Growing Transformers — Frozen UNICODE Baseline (Monolithic, 247M)

This repository contains growing-transformers-model-frozen-unicode-baseline-monolyth-247m, a monolithic baseline model from the paper:

📚 Paper (Growing Transformers: Modular Composition and Layer-wise Expansion on a Frozen Substrate) -

📚 Paper (Emergent Semantics Beyond Token Embeddings: Transformer LMs with Frozen Visual Unicode Representations) -

It is part of the comparative-study collection:
https://huggingface.co/collections/Bochkov/growing-transformers-layer-wise-expansion-comparative-study

Code:
https://github.com/AVBochkov/PGT

What this model is (in one paragraph)

This is a 9-layer decoder-only Transformer trained monolithically end-to-end (all Transformer layers trained simultaneously from scratch), without constructive / layer-wise growth. The key constraint is that the token embedding layer is frozen and is predefined by a visual UNICODE rendering procedure (as described in the papers): tokens are deterministically mapped to d_model = 1024 vectors, and the resulting embedding matrix is kept fixed throughout training.

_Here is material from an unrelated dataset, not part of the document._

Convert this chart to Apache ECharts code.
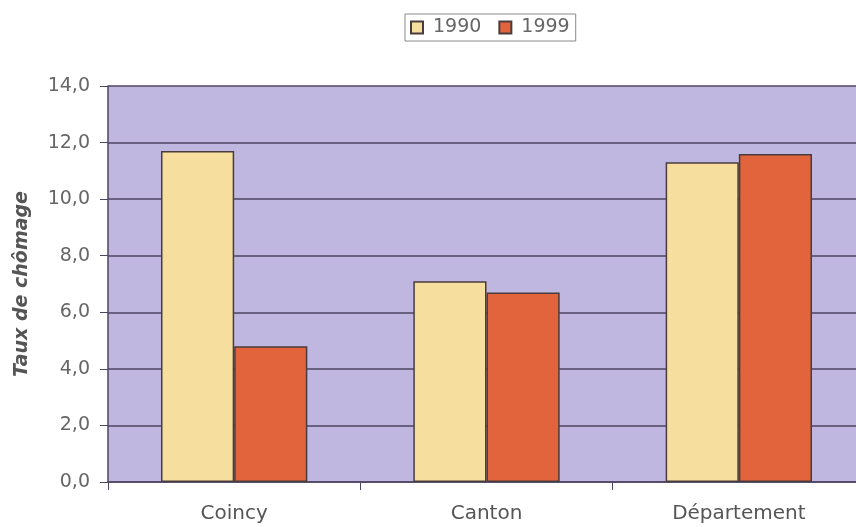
<!DOCTYPE html>
<html>
<head>
<meta charset="utf-8">
<script src="https://cdn.jsdelivr.net/npm/echarts@6/dist/echarts.min.js"></script>
<style>
  html, body { margin: 0; padding: 0; background: #ffffff; overflow: hidden; }
  /* plot area runs slightly past the right edge of the window */
  #chart { width: 868px; height: 527px; }
</style>
</head>
<body>
<div id="chart"></div>
<script>
// Unemployment rate by area, 1990 vs 1999
const categories = ['Coincy', 'Canton', 'Département'];
const rate1990 = [11.7, 7.1, 11.3];
const rate1999 = [4.8, 6.7, 11.6];
const seriesNames = ['1990', '1999'];

const chart = echarts.init(document.getElementById('chart'), null, { renderer: 'canvas' });

const barBorder = { borderColor: '#4a3c3c', borderWidth: 1.5 };
const font = 'DejaVu Sans';

chart.setOption({
  animation: false,
  backgroundColor: '#ffffff',
  legend: {
    data: seriesNames,
    top: 14,
    left: 405,
    itemWidth: 12,
    itemHeight: 12,
    itemGap: 17,
    padding: [4, 6, 4, 5],
    borderColor: '#8a8a8a',
    borderWidth: 1,
    textStyle: { fontFamily: font, fontSize: 19, color: '#666666', padding: [0, 0, 0, 5] },
    icon: 'rect'
  },
  grid: {
    left: 108,
    right: 3,
    top: 86,
    bottom: 45,
    show: true,
    backgroundColor: '#bfb7df',
    borderWidth: 0
  },
  xAxis: {
    type: 'category',
    data: categories,
    axisLine: { lineStyle: { color: '#4e4560', width: 1.5 } },
    axisTick: { show: true, length: 8, lineStyle: { color: '#4e4560' } },
    axisLabel: {
      fontFamily: font,
      fontSize: 20,
      color: '#555555',
      margin: 22
    }
  },
  yAxis: {
    type: 'value',
    min: 0,
    max: 14,
    interval: 2,
    name: 'Taux de chômage',
    nameLocation: 'middle',
    nameGap: 76,
    nameRotate: 90,
    nameTextStyle: {
      fontFamily: font,
      fontSize: 19,
      fontStyle: 'italic',
      fontWeight: 'bold',
      color: '#555555'
    },
    axisLine: { show: true, lineStyle: { color: '#4e4560', width: 1.5 } },
    axisTick: { show: true, length: 8, lineStyle: { color: '#4e4560' } },
    axisLabel: {
      fontFamily: font,
      fontSize: 19,
      color: '#666666',
      margin: 18,
      formatter: v => v.toFixed(1).replace('.', ',')
    },
    splitLine: { show: true, lineStyle: { color: '#4e4560', width: 1.5 } }
  },
  series: [
    {
      name: seriesNames[0],
      type: 'bar',
      data: rate1990,
      barGap: '0%',
      barCategoryGap: '42%',
      itemStyle: Object.assign({ color: '#f6df9e' }, barBorder)
    },
    {
      name: seriesNames[1],
      type: 'bar',
      data: rate1999,
      itemStyle: Object.assign({ color: '#e2643d' }, barBorder)
    }
  ]
});
</script>
</body>
</html>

This repository is intended as a clean baseline to isolate the effect of monolithic training under the frozen visual-UNICODE embedding substrate.

Primary comparison (why this repo exists)

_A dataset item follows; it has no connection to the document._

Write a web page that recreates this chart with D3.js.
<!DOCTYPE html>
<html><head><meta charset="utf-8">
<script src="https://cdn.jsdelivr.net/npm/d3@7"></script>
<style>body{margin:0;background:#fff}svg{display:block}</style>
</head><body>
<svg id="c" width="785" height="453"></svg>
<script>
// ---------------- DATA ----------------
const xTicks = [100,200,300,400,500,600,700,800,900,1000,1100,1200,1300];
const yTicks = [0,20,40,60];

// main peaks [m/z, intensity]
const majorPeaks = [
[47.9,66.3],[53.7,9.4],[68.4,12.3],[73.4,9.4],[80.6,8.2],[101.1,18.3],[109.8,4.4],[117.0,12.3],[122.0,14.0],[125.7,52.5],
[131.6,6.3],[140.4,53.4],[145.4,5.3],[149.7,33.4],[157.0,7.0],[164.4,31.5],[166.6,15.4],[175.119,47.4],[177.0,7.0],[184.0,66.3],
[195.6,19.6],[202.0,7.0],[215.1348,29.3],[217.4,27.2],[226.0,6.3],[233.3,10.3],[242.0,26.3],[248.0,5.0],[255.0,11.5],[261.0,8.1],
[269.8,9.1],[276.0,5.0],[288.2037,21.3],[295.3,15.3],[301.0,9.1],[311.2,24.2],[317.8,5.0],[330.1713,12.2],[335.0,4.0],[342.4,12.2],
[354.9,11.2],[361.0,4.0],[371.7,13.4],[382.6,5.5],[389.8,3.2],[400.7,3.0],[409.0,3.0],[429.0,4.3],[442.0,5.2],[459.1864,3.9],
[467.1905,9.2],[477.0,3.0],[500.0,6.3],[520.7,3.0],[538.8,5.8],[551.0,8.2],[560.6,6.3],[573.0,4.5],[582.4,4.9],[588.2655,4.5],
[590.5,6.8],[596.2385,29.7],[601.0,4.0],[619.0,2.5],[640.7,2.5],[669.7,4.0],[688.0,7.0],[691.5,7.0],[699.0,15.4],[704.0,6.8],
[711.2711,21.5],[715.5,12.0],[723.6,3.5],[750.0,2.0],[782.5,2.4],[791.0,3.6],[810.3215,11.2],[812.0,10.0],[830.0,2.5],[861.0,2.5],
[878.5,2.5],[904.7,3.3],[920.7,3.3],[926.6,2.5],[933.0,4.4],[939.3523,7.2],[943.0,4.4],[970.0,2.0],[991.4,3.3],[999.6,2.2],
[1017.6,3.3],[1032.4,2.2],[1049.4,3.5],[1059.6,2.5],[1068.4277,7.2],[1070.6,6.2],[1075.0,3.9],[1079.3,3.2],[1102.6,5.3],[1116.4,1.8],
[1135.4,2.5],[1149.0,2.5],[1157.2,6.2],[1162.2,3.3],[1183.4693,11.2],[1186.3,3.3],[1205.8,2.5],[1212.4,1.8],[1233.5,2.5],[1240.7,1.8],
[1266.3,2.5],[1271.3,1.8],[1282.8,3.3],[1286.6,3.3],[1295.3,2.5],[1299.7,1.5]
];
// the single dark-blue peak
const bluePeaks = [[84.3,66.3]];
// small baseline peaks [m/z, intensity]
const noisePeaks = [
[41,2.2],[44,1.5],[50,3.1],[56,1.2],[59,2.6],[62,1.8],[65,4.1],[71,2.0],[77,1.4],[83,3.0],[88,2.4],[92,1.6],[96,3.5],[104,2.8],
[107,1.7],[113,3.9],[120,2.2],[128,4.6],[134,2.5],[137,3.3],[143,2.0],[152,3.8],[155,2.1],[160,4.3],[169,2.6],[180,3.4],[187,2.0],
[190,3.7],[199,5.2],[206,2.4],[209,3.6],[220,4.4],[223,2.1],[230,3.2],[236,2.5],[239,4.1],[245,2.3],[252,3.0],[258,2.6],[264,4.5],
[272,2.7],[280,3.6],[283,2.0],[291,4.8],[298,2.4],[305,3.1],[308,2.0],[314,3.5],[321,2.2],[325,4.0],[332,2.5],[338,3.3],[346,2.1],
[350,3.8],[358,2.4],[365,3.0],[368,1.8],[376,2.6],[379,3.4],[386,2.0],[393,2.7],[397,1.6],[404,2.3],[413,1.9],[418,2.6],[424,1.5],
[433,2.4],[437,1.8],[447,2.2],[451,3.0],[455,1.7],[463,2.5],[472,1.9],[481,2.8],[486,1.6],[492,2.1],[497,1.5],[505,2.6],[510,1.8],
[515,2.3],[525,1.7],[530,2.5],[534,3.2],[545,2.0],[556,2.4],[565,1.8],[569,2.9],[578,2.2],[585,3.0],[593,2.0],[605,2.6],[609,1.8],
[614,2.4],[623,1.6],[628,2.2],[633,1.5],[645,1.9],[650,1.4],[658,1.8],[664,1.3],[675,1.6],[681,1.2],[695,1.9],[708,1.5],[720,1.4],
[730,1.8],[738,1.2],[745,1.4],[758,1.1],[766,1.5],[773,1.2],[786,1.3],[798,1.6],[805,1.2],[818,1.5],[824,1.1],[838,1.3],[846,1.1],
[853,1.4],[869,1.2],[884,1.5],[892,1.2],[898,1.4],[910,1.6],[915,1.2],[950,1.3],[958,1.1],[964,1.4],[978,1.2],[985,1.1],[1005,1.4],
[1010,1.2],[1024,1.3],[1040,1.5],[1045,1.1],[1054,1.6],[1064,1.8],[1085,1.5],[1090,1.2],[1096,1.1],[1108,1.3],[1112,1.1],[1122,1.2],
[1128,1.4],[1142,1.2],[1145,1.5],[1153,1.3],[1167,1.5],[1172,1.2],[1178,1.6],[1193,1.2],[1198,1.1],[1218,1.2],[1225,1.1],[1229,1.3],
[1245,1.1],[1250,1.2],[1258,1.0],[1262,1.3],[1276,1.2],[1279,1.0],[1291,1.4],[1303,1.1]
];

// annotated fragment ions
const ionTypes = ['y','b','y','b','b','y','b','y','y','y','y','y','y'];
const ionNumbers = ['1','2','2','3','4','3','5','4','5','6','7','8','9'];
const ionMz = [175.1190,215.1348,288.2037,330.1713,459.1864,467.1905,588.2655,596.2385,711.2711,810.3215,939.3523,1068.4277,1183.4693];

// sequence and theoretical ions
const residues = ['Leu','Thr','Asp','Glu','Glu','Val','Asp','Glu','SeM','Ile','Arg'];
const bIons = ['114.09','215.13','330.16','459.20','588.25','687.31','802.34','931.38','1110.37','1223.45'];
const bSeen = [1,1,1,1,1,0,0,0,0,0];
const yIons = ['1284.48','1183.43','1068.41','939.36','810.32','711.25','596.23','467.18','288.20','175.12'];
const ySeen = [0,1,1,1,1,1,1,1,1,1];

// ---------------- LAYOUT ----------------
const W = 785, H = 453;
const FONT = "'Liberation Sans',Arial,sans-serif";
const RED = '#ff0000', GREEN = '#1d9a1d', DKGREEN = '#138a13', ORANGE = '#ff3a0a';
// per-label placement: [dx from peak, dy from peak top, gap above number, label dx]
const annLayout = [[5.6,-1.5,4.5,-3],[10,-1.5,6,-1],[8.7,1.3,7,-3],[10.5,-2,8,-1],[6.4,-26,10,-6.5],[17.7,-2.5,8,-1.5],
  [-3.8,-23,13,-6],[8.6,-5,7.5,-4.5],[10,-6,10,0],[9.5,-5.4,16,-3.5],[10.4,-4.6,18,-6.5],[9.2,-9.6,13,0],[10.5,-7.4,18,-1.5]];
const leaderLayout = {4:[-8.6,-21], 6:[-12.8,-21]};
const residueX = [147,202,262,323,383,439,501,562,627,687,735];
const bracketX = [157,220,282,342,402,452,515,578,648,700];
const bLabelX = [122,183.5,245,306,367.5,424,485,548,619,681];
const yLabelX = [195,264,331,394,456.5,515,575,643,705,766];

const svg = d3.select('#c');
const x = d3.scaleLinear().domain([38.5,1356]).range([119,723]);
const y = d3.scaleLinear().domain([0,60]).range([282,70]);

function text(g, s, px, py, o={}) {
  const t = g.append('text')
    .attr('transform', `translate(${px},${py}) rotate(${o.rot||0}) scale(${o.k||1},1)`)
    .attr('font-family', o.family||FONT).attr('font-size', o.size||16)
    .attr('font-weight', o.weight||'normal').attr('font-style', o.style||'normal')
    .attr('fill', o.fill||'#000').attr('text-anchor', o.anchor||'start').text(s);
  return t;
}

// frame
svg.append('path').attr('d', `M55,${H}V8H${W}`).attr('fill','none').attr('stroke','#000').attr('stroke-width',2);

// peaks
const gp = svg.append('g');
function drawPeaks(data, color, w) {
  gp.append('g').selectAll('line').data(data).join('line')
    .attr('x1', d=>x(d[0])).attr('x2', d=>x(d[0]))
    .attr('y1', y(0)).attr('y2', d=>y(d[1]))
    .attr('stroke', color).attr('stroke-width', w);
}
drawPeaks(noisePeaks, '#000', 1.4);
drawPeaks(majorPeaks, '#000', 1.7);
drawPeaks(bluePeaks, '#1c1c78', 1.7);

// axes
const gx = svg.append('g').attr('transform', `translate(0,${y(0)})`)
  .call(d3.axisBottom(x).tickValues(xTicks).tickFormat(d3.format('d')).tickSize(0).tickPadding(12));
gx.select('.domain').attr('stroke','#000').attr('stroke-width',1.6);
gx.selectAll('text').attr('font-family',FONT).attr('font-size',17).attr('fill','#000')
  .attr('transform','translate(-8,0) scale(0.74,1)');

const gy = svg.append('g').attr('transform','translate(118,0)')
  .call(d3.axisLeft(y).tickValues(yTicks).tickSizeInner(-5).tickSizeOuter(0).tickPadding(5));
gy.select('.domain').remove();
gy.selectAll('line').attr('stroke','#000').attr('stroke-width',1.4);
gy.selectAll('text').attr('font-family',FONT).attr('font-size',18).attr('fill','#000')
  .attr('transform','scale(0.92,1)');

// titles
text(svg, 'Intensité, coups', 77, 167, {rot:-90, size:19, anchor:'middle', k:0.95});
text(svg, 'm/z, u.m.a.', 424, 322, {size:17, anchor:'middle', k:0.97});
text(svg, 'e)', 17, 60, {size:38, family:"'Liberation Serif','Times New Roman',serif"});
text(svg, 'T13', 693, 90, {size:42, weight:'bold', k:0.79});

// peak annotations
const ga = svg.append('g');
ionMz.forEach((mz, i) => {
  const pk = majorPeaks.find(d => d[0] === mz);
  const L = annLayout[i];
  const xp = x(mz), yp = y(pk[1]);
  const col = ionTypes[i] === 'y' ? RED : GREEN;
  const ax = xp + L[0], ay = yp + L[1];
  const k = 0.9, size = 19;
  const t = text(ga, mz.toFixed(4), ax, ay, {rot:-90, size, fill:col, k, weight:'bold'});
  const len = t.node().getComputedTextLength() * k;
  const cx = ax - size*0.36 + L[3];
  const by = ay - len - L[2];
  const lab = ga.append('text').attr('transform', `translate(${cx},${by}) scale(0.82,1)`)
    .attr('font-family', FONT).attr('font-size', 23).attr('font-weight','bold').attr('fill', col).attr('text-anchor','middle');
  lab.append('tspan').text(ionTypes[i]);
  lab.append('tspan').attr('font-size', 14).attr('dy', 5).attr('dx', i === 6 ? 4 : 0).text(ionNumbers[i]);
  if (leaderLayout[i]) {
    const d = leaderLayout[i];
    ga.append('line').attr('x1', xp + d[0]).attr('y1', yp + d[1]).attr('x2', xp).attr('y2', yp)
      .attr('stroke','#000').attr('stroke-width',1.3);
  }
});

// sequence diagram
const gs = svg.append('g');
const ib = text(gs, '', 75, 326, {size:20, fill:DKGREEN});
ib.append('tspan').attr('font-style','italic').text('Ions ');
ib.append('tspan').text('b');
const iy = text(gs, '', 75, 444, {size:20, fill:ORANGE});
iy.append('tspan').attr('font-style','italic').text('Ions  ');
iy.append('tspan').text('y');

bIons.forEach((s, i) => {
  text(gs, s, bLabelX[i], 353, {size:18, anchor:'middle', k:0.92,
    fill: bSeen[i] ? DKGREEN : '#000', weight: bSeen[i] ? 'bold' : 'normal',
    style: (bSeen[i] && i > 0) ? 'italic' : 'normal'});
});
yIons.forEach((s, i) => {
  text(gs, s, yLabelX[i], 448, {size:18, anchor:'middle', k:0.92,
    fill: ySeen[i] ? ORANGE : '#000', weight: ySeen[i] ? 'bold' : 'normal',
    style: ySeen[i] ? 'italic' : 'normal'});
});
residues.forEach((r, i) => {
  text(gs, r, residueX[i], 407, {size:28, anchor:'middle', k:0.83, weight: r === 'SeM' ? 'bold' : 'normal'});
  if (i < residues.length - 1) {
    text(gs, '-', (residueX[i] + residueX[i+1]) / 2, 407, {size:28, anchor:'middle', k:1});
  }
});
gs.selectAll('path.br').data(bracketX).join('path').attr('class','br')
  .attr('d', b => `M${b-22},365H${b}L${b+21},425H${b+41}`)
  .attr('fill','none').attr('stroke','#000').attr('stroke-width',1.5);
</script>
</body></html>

1) Comparison to the 16-bit constructive model (same Transformer stack, different embedding substrate)

This model is explicitly meant to be compared to:

Bochkov/growing-transformers-model-16-bit-1-9-181m
(constructive / layer-wise growth; frozen 16-bit embeddings)

What is identical

Same controlled-study Transformer stack: 9 layers, d_model=1024, n_head=32
Same tokenizer family / vocabulary size: vocab_size = 65,536
Same training setting (controlled study protocol)

What differs

Embedding substrate:
- This repo: frozen visual UNICODE embeddings with a full embedding matrix of shape (65,536 × 1,024)
- 16-bit model: frozen 16-dimensional binary embeddings expanded to d_model
Training procedure:
- This repo: monolithic end-to-end training
- 16-bit model: constructive growth (trained in stages)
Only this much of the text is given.